One might not be wholly off to suggest that the novel reads as largely postmodern, with that metamodern autofictive element that opens us to felt experience; while the TV show builds from a pomo sense that truths are peculiar to individual actors, with no capital T truth anchoring anything for long, while its characters grow, slowly, awkwardly, via the metamodern discovery that the pomo deconstructive “Truth” also fails to present as the “solution.”
TV series:
Beef (Netflix) centers Asian-American characters, but not in a simplistic, laudatory-only way. In fact pretty much all of the characters are, on the surface, rather horrible people. Underneath that surface the show reveals their humanity, in a manner similar to the TV show Shameless. Beef is just one tightly-wrapped season so far, with more in the works.
Film:
We’ve not yet seen either Beau is Afraid (in theaters now) or Barbie (coming in July) but each seems to give off promising, metamodern vibes!

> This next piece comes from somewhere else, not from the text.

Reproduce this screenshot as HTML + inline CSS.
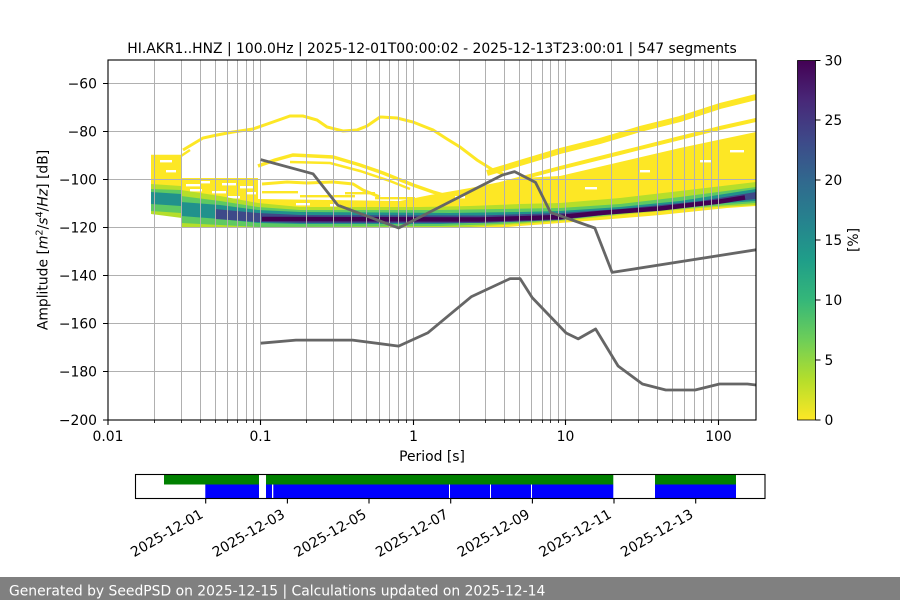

Beau comes from horror director Ari Aster (Hereditary and Midsommar) but is billed as a tragic-comedy. It stars Joaquin Phoenix and is distributed by A24, a production company responsible for such diversely metamodern films as Lady Bird, Eighth Grade, Everything Everywhere All at Once, and Marcel the Shell with Shoes On. The trailer seems to oscillate between horror vibes and heroically-relatable-sadsack-just-trying-to-get-home vibes. And everyone who has seen it seems to have either loathed it or found it mindblowing. Intriguing!
Barbie is directed by Greta Gerwig — star of the quintessentially metamodern film, Frances Ha (2012) and writer/director of the celebrated Lady Bird (2017). Based on the trailers, it appears to adopt an attitude that is both sentimental and sardonic towards the Barbie doll product franchise, and to grapple with the constructed world/real world dichotomy in a similar manner to arguably metamodern films such as Free Guy and The Lego Movie. Promising!